=== Dataset content ===

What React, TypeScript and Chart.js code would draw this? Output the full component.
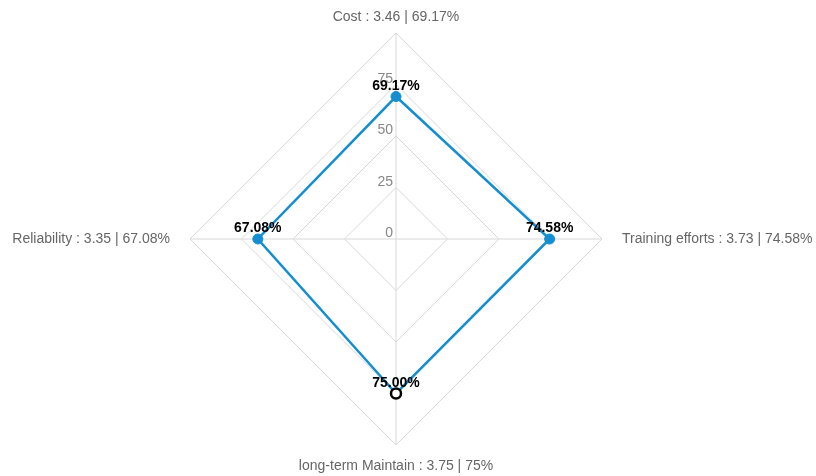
import React, { useEffect, useRef } from "react";
import { Chart, registerables } from "chart.js";

Chart.register(...registerables);

const categories = ["Cost", "Training efforts", "long-term Maintain", "Reliability"];
const scores = [3.46, 3.73, 3.75, 3.35];
const scoreText = ["3.46", "3.73", "3.75", "3.35"];
const percentText = ["69.17%", "74.58%", "75%", "67.08%"];
const values = [69.17, 74.58, 75.0, 67.08];
const tickValues = [0, 25, 50, 75];

const BLUE = "#148ed0";
const FONT = '"Liberation Sans", Arial, sans-serif';
const LABEL_GAP = [16, 20, 21, 20];

const textPlugin = {
  id: "customText",
  beforeDatasetsDraw(chart: any) {
    const scale = chart.scales.r;
    const ctx = chart.ctx;
    ctx.save();
    ctx.font = `14px ${FONT}`;
    ctx.fillStyle = "#888";
    ctx.textAlign = "right";
    ctx.textBaseline = "alphabetic";
    tickValues.forEach((v) => {
      const d = scale.getDistanceFromCenterForValue(v);
      ctx.fillText(String(v), scale.xCenter - 3, scale.yCenter - d - 2);
    });
    // point labels
    ctx.fillStyle = "#666";
    ctx.textBaseline = "middle";
    const outer = scale.getDistanceFromCenterForValue(scale.max);
    categories.forEach((c, i) => {
      const txt = `${c} : ${scoreText[i]} | ${percentText[i]}`;
      const p = scale.getPointPosition(i, outer + LABEL_GAP[i]);
      ctx.textAlign = i === 1 ? "left" : i === 3 ? "right" : "center";
      ctx.fillText(txt, p.x, p.y);
    });
    ctx.restore();
  },
  afterDatasetsDraw(chart: any) {
    const meta = chart.getDatasetMeta(0);
    const ctx = chart.ctx;
    ctx.save();
    ctx.font = `bold 14px ${FONT}`;
    ctx.fillStyle = "#000";
    ctx.textAlign = "center";
    ctx.textBaseline = "alphabetic";
    meta.data.forEach((pt: any, i: number) => {
      ctx.fillText(values[i].toFixed(2) + "%", pt.x, pt.y - 7);
    });
    ctx.restore();
  },
};

export default function App() {
  const ref = useRef<HTMLCanvasElement>(null);
  useEffect(() => {
    if (!ref.current) return;
    const chart = new Chart(ref.current, {
      type: "radar",
      data: {
        labels: categories,
        datasets: [
          {
            label: "Score",
            data: values,
            borderColor: BLUE,
            borderWidth: 2.5,
            fill: false,
            pointRadius: 5,
            pointHoverRadius: 5,
            pointBackgroundColor: [BLUE, BLUE, "#fff", BLUE],
            pointBorderColor: [BLUE, BLUE, "#000", BLUE],
            pointBorderWidth: [1, 1, 2.5, 1],
          },
        ],
      },
      options: {
        animation: false,
        responsive: false,
        devicePixelRatio: 1,
        layout: { padding: { top: 33, bottom: 31, left: 0, right: 24 } },
        plugins: { legend: { display: false }, tooltip: { enabled: false } },
        scales: {
          r: {
            min: 0,
            max: 100,
            ticks: { stepSize: 25, display: false },
            grid: { color: "#d8d8d8", lineWidth: 1 },
            angleLines: { color: "#d8d8d8", lineWidth: 1 },
            pointLabels: { display: false },
          },
        },
      },
      plugins: [textPlugin],
    });
    return () => chart.destroy();
  }, []);
  return (
    <div style={{ position: "absolute", left: 0, top: 0, width: 816, height: 476, background: "#fff" }}>
      <canvas ref={ref} width={816} height={476} style={{ display: "block" }} />
    </div>
  );
}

===

» **Written request**: From the first line of the material down to the line containing "const LABEL_GAP = [16, 20, 21, 20];", inclusive, return each line exactly, skipping any picture.

» **Task result**:
What React, TypeScript and Chart.js code would draw this? Output the full component.
import React, { useEffect, useRef } from "react";
import { Chart, registerables } from "chart.js";

Chart.register(...registerables);

const categories = ["Cost", "Training efforts", "long-term Maintain", "Reliability"];
const scores = [3.46, 3.73, 3.75, 3.35];
const scoreText = ["3.46", "3.73", "3.75", "3.35"];
const percentText = ["69.17%", "74.58%", "75%", "67.08%"];
const values = [69.17, 74.58, 75.0, 67.08];
const tickValues = [0, 25, 50, 75];

const BLUE = "#148ed0";
const FONT = '"Liberation Sans", Arial, sans-serif';
const LABEL_GAP = [16, 20, 21, 20];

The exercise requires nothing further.